Dans notre billet du 25 février, nous faisions état de notre indignation en rapport avec l’incarcération de Jafar Panahi. Aujourd’hui, des mois plus tard, la saga judiciaire continue. La cour d’appel iranienne vient de confirmer la sentence du cinéaste : 6 ans de prison et 20 ans d’interdiction de tourner des films. C’est clair, cela signifie tout simplement que Panahi met fin à sa carrière, laissant derrière lui une œuvre majestueuse, personnelle tout en étant universelle, faite de films phares, véritables métaphores d’une société qui, bien que libérée du joug d’avant la révolution islamique, a engendré d’autres politiques défaillantes, ne laissant pas ses créateurs proposer  des initiatives de renouveau.

Tant et aussi longtemps que le religieux fera partie intégrante de l’étatique, quel que soit le pays en question, la démocratie, la liberté d’expression, le droit à la parole et au libre arbitre  ne pourront résister. Car dans toute société essentiellement congréganiste, la possibilité d’une tribune libre est réprimandée, mise à l’écart, vue comme le diable en personne. Dans le cas de Panahi, c’est la victoire de l’obscurantisme sur la clarté, l’immobilité sur la force du changement, la censure sur la tolérance et l’exaltation.

Reconnu coupable de propagande contre le régime iranien il y a quelques mois, Panahi est cette fois-ci encore jugé responsable d’avoir envisager de préparer un film sur les évènements postélectoriaux dans son pays, chose qu’il dément. La nouvelle sentence qu’on lui fait subir est une attaque contre non seulement le métier de cinéaste, mais aussi contre tout créateur, quelle que soit sa discipline. Par la même occasion, cet arrêté nous pousse à réfléchir sur la mission même du cinéma. Aujourd’hui plus que jamais, ce médium ne peut se détacher du politique, il ne peut plus faire semblant de ne pas voir ou savoir.

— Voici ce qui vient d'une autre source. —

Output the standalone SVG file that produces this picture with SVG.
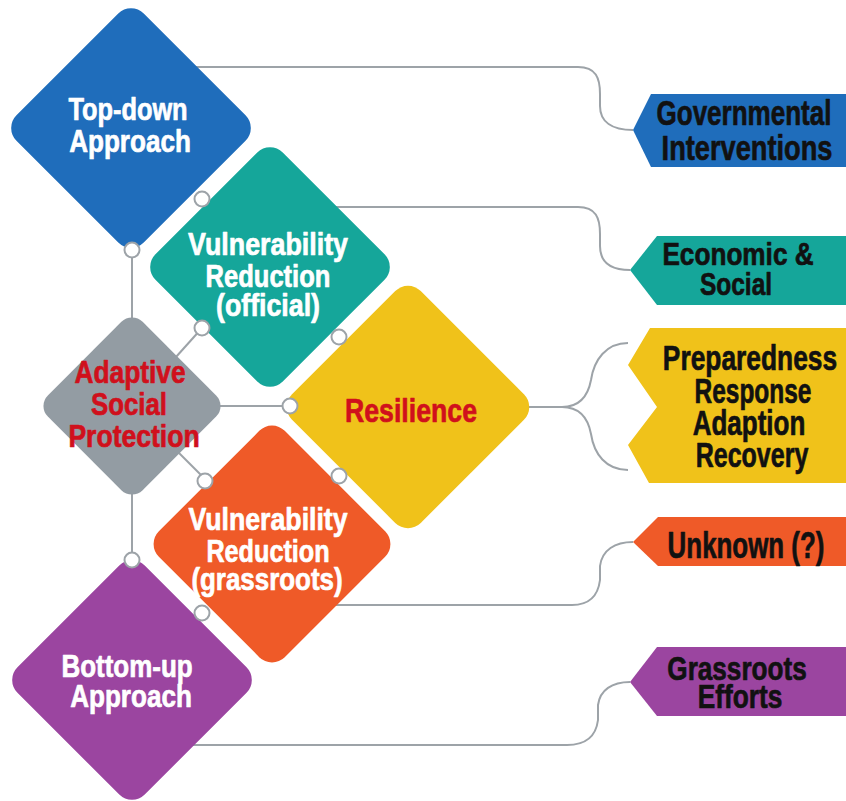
<svg xmlns="http://www.w3.org/2000/svg" width="846" height="801" viewBox="0 0 846 801">
<style>
.bg{fill:#ffffff}
.conn{fill:none;stroke:#9da3a8;stroke-width:2}
.dot{fill:#ffffff;stroke:#9da3a8;stroke-width:2}
.t{font-family:"Liberation Sans",Arial,sans-serif;font-weight:bold;text-anchor:middle;stroke-width:0.7px;stroke-linejoin:round}
.w{fill:#ffffff;stroke:#ffffff;font-size:31px}
.r{fill:#d0101c;stroke:#d0101c;font-size:31px}
.k{fill:#111111;stroke:#111111;font-size:36px}
.blue{fill:#1f6dbb}
.teal{fill:#15a69a}
.gray{fill:#939ca3}
.yellow{fill:#f0c21a}
.orange{fill:#ef5a28}
.purple{fill:#9b45a0}
</style>
<rect class="bg" x="0" y="0" width="846" height="801"/>
<g id="connectors">
<line class="conn" x1="132" y1="250" x2="132" y2="560"/>
<line class="conn" x1="132" y1="406" x2="202" y2="328"/>
<line class="conn" x1="132" y1="406" x2="290" y2="406"/>
<line class="conn" x1="132" y1="406" x2="206" y2="480"/>
<path class="conn" d="M192 67 H578 C596 67 600 78 600 94 V106 C600 122 612 130 633 130"/>
<path class="conn" d="M330 207 H578 C596 207 600 218 600 234 V246 C600 262 610 270 630 270"/>
<path class="conn" d="M528 407 H562 C580 407 588 396 591 380 C594 360 606 343 628 343"/>
<path class="conn" d="M562 407 C580 407 588 418 591 434 C594 454 606 470 628 470"/>
<path class="conn" d="M331 605 H572 C590 605 598 596 600 580 V566 C602 550 615 542 633 542"/>
<path class="conn" d="M187 745 H567 C586 745 596 736 598 720 V705 C600 690 612 682 630 682"/>
</g>
<g id="node-topdown">
<rect class="blue" x="-90" y="-90" width="180" height="180" rx="18" transform="translate(131,128) rotate(45)"/>
<text class="t w" transform="translate(128,120) scale(0.8,1)" textLength="149" lengthAdjust="spacingAndGlyphs">Top-down</text>
<text class="t w" transform="translate(130,152) scale(0.8,1)" textLength="152" lengthAdjust="spacingAndGlyphs">Approach</text>
</g>
<g id="node-vr-official">
<rect class="teal" x="-90" y="-90" width="180" height="180" rx="18" transform="translate(270,267) rotate(45)"/>
<text class="t w" transform="translate(268,255) scale(0.8,1)" textLength="200" lengthAdjust="spacingAndGlyphs">Vulnerability</text>
<text class="t w" transform="translate(268,287) scale(0.8,1)" textLength="156" lengthAdjust="spacingAndGlyphs">Reduction</text>
<text class="t w" transform="translate(268,316) scale(0.8,1)" textLength="130" lengthAdjust="spacingAndGlyphs">(official)</text>
</g>
<g id="node-asp">
<rect class="gray" x="-67" y="-67" width="134" height="134" rx="15" transform="translate(132,406) rotate(45)"/>
<text class="t r" transform="translate(130,383) scale(0.8,1)" textLength="139" lengthAdjust="spacingAndGlyphs">Adaptive</text>
<text class="t r" transform="translate(129,415) scale(0.8,1)" textLength="95" lengthAdjust="spacingAndGlyphs">Social</text>
<text class="t r" transform="translate(134,447) scale(0.8,1)" textLength="164" lengthAdjust="spacingAndGlyphs">Protection</text>
</g>
<g id="node-resilience">
<rect class="yellow" x="-91" y="-91" width="182" height="182" rx="18" transform="translate(408,407) rotate(45)"/>
<text class="t r" transform="translate(411,422) scale(0.8,1)" style="font-size:34px" textLength="165" lengthAdjust="spacingAndGlyphs">Resilience</text>
</g>
<g id="node-vr-grassroots">
<rect class="orange" x="-89" y="-89" width="178" height="178" rx="18" transform="translate(272,544) rotate(45)"/>
<text class="t w" transform="translate(268,530) scale(0.8,1)" textLength="199" lengthAdjust="spacingAndGlyphs">Vulnerability</text>
<text class="t w" transform="translate(268,562) scale(0.8,1)" textLength="154" lengthAdjust="spacingAndGlyphs">Reduction</text>
<text class="t w" transform="translate(267,590) scale(0.8,1)" textLength="189" lengthAdjust="spacingAndGlyphs">(grassroots)</text>
</g>
<g id="node-bottomup">
<rect class="purple" x="-90" y="-90" width="180" height="180" rx="18" transform="translate(132,680) rotate(45)"/>
<text class="t w" transform="translate(127,677) scale(0.8,1)" textLength="164" lengthAdjust="spacingAndGlyphs">Bottom-up</text>
<text class="t w" transform="translate(131,707) scale(0.8,1)" textLength="152" lengthAdjust="spacingAndGlyphs">Approach</text>
</g>
<g id="dots">
<circle class="dot" cx="132" cy="250" r="7.5"/>
<circle class="dot" cx="202" cy="199" r="7.5"/>
<circle class="dot" cx="202" cy="328" r="7.5"/>
<circle class="dot" cx="339" cy="337" r="7.5"/>
<circle class="dot" cx="290" cy="406" r="7.5"/>
<circle class="dot" cx="339" cy="476" r="7.5"/>
<circle class="dot" cx="205" cy="481" r="7.5"/>
<circle class="dot" cx="202" cy="613" r="7.5"/>
<circle class="dot" cx="132" cy="560" r="7.5"/>
</g>
<g id="tag-governmental">
<polygon class="blue" points="633,130 651,94 846,94 846,167 651,167"/>
<text class="t k" transform="translate(744,125) scale(0.7,1)" textLength="250" lengthAdjust="spacingAndGlyphs">Governmental</text>
<text class="t k" transform="translate(747,160) scale(0.7,1)" textLength="244" lengthAdjust="spacingAndGlyphs">Interventions</text>
</g>
<g id="tag-economic">
<polygon class="teal" points="630,270 657,236 846,236 846,305 657,305"/>
<text class="t k" transform="translate(738,265) scale(0.7,1)" style="font-size:32px" textLength="216" lengthAdjust="spacingAndGlyphs">Economic &amp;</text>
<text class="t k" transform="translate(736,295) scale(0.7,1)" style="font-size:32px" textLength="103" lengthAdjust="spacingAndGlyphs">Social</text>
</g>
<g id="tag-prr">
<polygon class="yellow" points="650,328 846,328 846,483 649,483 628,445 657,407 628,365"/>
<text class="t k" transform="translate(750,370) scale(0.7,1)" style="font-size:35px" textLength="249" lengthAdjust="spacingAndGlyphs">Preparedness</text>
<text class="t k" transform="translate(753,403) scale(0.7,1)" style="font-size:35px" textLength="167" lengthAdjust="spacingAndGlyphs">Response</text>
<text class="t k" transform="translate(749,435) scale(0.7,1)" style="font-size:35px" textLength="161" lengthAdjust="spacingAndGlyphs">Adaption</text>
<text class="t k" transform="translate(752,467) scale(0.7,1)" style="font-size:35px" textLength="161" lengthAdjust="spacingAndGlyphs">Recovery</text>
</g>
<g id="tag-unknown">
<polygon class="orange" points="633,542 658,517 846,517 846,566 658,566"/>
<text class="t k" transform="translate(746,558) scale(0.7,1)" style="font-size:37px" textLength="224" lengthAdjust="spacingAndGlyphs">Unknown (?)</text>
</g>
<g id="tag-grassroots">
<polygon class="purple" points="630,682 657,647 846,647 846,716 657,716"/>
<text class="t k" transform="translate(737,680) scale(0.7,1)" style="font-size:33px" textLength="199" lengthAdjust="spacingAndGlyphs">Grassroots</text>
<text class="t k" transform="translate(740,708) scale(0.7,1)" style="font-size:33px" textLength="121" lengthAdjust="spacingAndGlyphs">Efforts</text>
</g>
</svg>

Ce que Jafar Panahi et ses collègues-compatriotes comme Mahnaz Mohammedi, Mojtaba Mirtahmasb, Hadi Afarideh (apparemment libéré, mais pour combien de temps), Shahnam Bazdar, Mehrdad Zahedian ou Katayoune Shahadi subissent en ce moment nous rappelle que ne devons profiter des libertés que nous avons dans nos pays occidentaux pour relancer les débats, défendre ardemment la liberté d’expression, et plus que jamais, par nos écrits et par nos voix, rappeler à la société que la démocratie est un privilège à la fois puissant et fragile.  C’est d’autant plus évident dans Ceci n’est pas un film, son tout dernier film. Aujourd’hui… c’est eux. Demain à qui le tour? C’est aussi pour tout cela que nous demandons aux autorités iraniennes de saisir l’occasion de se racheter.